You could say that this whole plan sounds like a kind of sick preservation of the ego; but is it really worse in any major way than just having kids? This system, when compared to regular genetic line inheritance, could potentially work to reduce inherited privilege and reduce social disparity to some extent. Any qualified interested person could in many ways deserve my inheritance more than any kids I might have. But, critically, the position need not even go to the best qualified person available according to objective metrics (such as past studies or quality of work). Perhaps it can and should more often go to a person that is potentially good but unproven — less privileged than others. Someone that didn’t inherit their way to a good school in a first world country, or that wasn’t able to attend school for some reason. This would be partly about leveling the ground. This way, no matter what this is prompted by at some unconscious level, it would benefit someone that can be said to deserve a better chance. The main motivation may not even matter in the big scheme of things.
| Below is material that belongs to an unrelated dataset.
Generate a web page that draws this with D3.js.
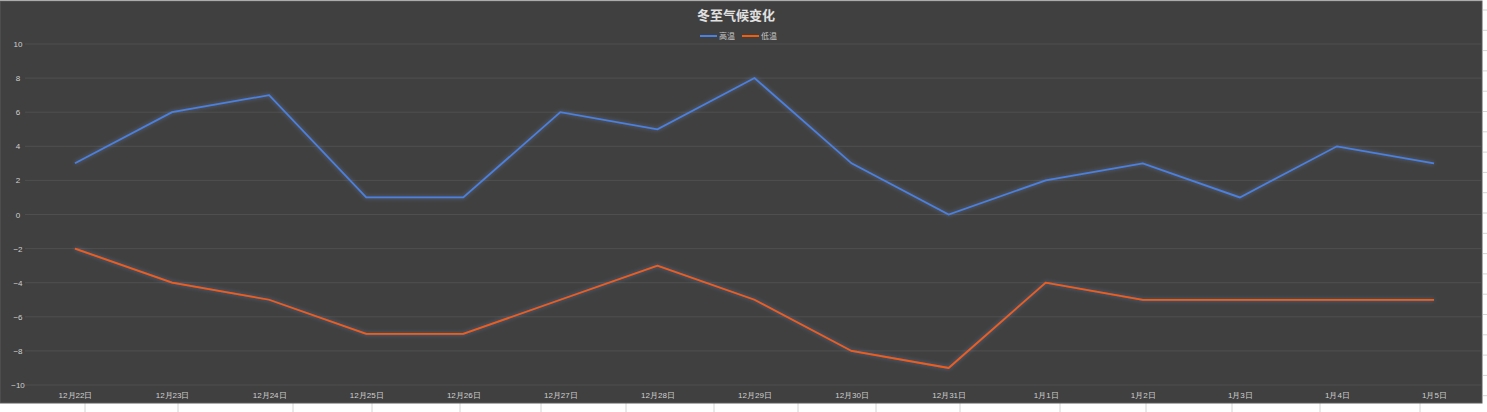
<!DOCTYPE html>
<html>
<head>
<meta charset="utf-8">
<script src="https://cdn.jsdelivr.net/npm/d3@7"></script>
<style>
body { margin: 0; background: #fff; }
svg { display: block; font-family: "Noto Sans CJK SC", "Noto Sans", sans-serif; }
</style>
</head>
<body>
<script>
// data
var days = ['12月22日','12月23日','12月24日','12月25日','12月26日','12月27日','12月28日',
  '12月29日','12月30日','12月31日','1月1日','1月2日','1月3日','1月4日','1月5日'];
var high = [3, 6, 7, 1, 1, 6, 5, 8, 3, 0, 2, 3, 1, 4, 3];
var low = [-2, -4, -5, -7, -7, -5, -3, -5, -8, -9, -4, -5, -5, -5, -5];
var yTicks = [-10, -8, -6, -4, -2, 0, 2, 4, 6, 8, 10];
var seriesNames = ['高温', '低温'];
var colors = ['#4a80e2', '#f55d0a'];

var W = 1487, H = 412;
var svg = d3.select('body').append('svg')
  .attr('width', W)
  .attr('height', H);

// spreadsheet cells around the chart
var colLines = [85, 178, 293, 372, 460, 541, 626, 714, 798, 876, 960, 1060, 1146, 1232, 1320, 1420];
svg.selectAll('.col').data(colLines).enter().append('line')
  .attr('x1', function(d){return d;}).attr('x2', function(d){return d;})
  .attr('y1', 403).attr('y2', H)
  .attr('stroke', '#d4d4d4');
svg.selectAll('.row').data(d3.range(0, H, 20.3)).enter().append('line')
  .attr('x1', 1483).attr('x2', W)
  .attr('y1', function(d){return d + 10;}).attr('y2', function(d){return d + 10;})
  .attr('stroke', '#d4d4d4');

svg.append('rect')
  .attr('x', 0).attr('y', 1)
  .attr('width', 1482).attr('height', 402)
  .attr('fill', '#404040')
  .attr('stroke', '#5a5a5a');

var defs = svg.append('defs');
var glow = defs.append('filter').attr('id', 'glow')
  .attr('x', '-5%').attr('y', '-20%').attr('width', '110%').attr('height', '140%');
glow.append('feGaussianBlur').attr('in', 'SourceAlpha').attr('stdDeviation', 2.2).attr('result', 'b');
glow.append('feFlood').attr('flood-color', '#7f9ed8').attr('flood-opacity', 0.5);
glow.append('feComposite').attr('in2', 'b').attr('operator', 'in').attr('result', 'g');
var merge = glow.append('feMerge');
merge.append('feMergeNode').attr('in', 'g');
merge.append('feMergeNode').attr('in', 'SourceGraphic');

var x = d3.scalePoint()
  .domain(days)
  .range([75, 1434]);

var y = d3.scaleLinear()
  .domain([-10, 10])
  .range([385, 44]);

// gridlines
svg.selectAll('.grid').data(yTicks).enter().append('line')
  .attr('x1', 25).attr('x2', 1482)
  .attr('y1', function(d){return y(d);})
  .attr('y2', function(d){return y(d);})
  .attr('stroke', '#4f4f4f')
  .attr('stroke-width', 1);

var yAxis = svg.append('g')
  .attr('transform', 'translate(18,0)')
  .call(d3.axisLeft(y).tickValues(yTicks).tickSize(0).tickPadding(0));
yAxis.select('.domain').remove();
yAxis.selectAll('text')
  .attr('fill', '#d0d0d0')
  .attr('font-size', 8)
  .attr('text-anchor', 'middle');

var xAxis = svg.append('g')
  .attr('transform', 'translate(0,392)')
  .call(d3.axisBottom(x).tickSize(0).tickPadding(0));
xAxis.select('.domain').remove();
xAxis.selectAll('text')
  .attr('fill', '#d0d0d0')
  .attr('font-size', 8);

var line = d3.line()
  .x(function(d,i){return x(days[i]);})
  .y(function(d){return y(d);});

svg.selectAll('.series').data([high, low]).enter().append('path')
  .attr('class', 'series')
  .attr('d', line)
  .attr('fill', 'none')
  .attr('stroke', function(d,i){return colors[i];})
  .attr('stroke-width', 1.75)
  .attr('stroke-linejoin', 'miter')
  .attr('filter', 'url(#glow)');

// title
svg.append('text')
  .attr('x', 736).attr('y', 20)
  .attr('text-anchor', 'middle')
  .attr('font-size', 13)
  .attr('font-weight', 'bold')
  .attr('fill', '#e0e0e0')
  .text('冬至气候变化');

// legend
var legend = svg.selectAll('.legend').data(seriesNames).enter().append('g')
  .attr('transform', function(d,i){return 'translate(' + (700 + i * 42) + ',36)';});
legend.append('line')
  .attr('x1', 0).attr('x2', 17)
  .attr('stroke', function(d,i){return colors[i];})
  .attr('stroke-width', 2);
legend.append('text')
  .attr('x', 19).attr('y', 3)
  .attr('font-size', 8)
  .attr('fill', '#c8c8c8')
  .text(function(d){return d;});
</script>
</body>
</html>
You could say that this is evil because, as I mentioned before, you can save a life with 3000 USD. Why not donate it all when I die and save as many lives as possible? Well, doing this was my previous plan. And perhaps that one is better in the end; I might just do that instead. But I do plan on giving away part of the money this way (as I mentioned earlier, only the bulk of the money would go to the foundation when I die). I believe this could be the better decision in the long term. Think about it: if I do this and the idea ever catches on (the probability of which is astronomically and comically low, but probably non zero after I post this on the internet and it gets crawled by archive.org), there’s potential for lots of people effectively donating a fraction of their wealth to charity in the same way. Also, some percentage of them would be living in some hopefully constructive way. They may focus on ethical, technological or cultural advances that in the long term reduce the need for charity. Hopefully eventually eliminate the need for it altogether. Enacting my plan would then be a way of preserving an idea that is potentially useful in the (granted, optimistic) limit.

Of course other people doing this could set up their own rules. Foundations already exist; I haven’t invented them. But this particular kind of foundation, which in some way preserves and furthers personal goals, could end up being something new. People may tinker with the core idea a bit: change the fraction they donate and use the rest to set up more heavily goal-oriented stipends, for example. Reward different kinds of behaviour.

As long as they keep the essentials of the idea (no luxury, pursue life with curiosity, try to do something with your freedom, help people), I’d like to call the group of people doing this Flancia. Whatever they build while they pursue this lifestyle becomes part of Flancia, too.

I am privileged (and lucky, which is another name for privilege), but perhaps not particularly talented. Whatever I try, I am more likely to fail than not. But I like to think that people will come after me that will be better at this — they’ll perhaps achieve what I only tried to do. Or at least they’ll give it their all and best. And help each other.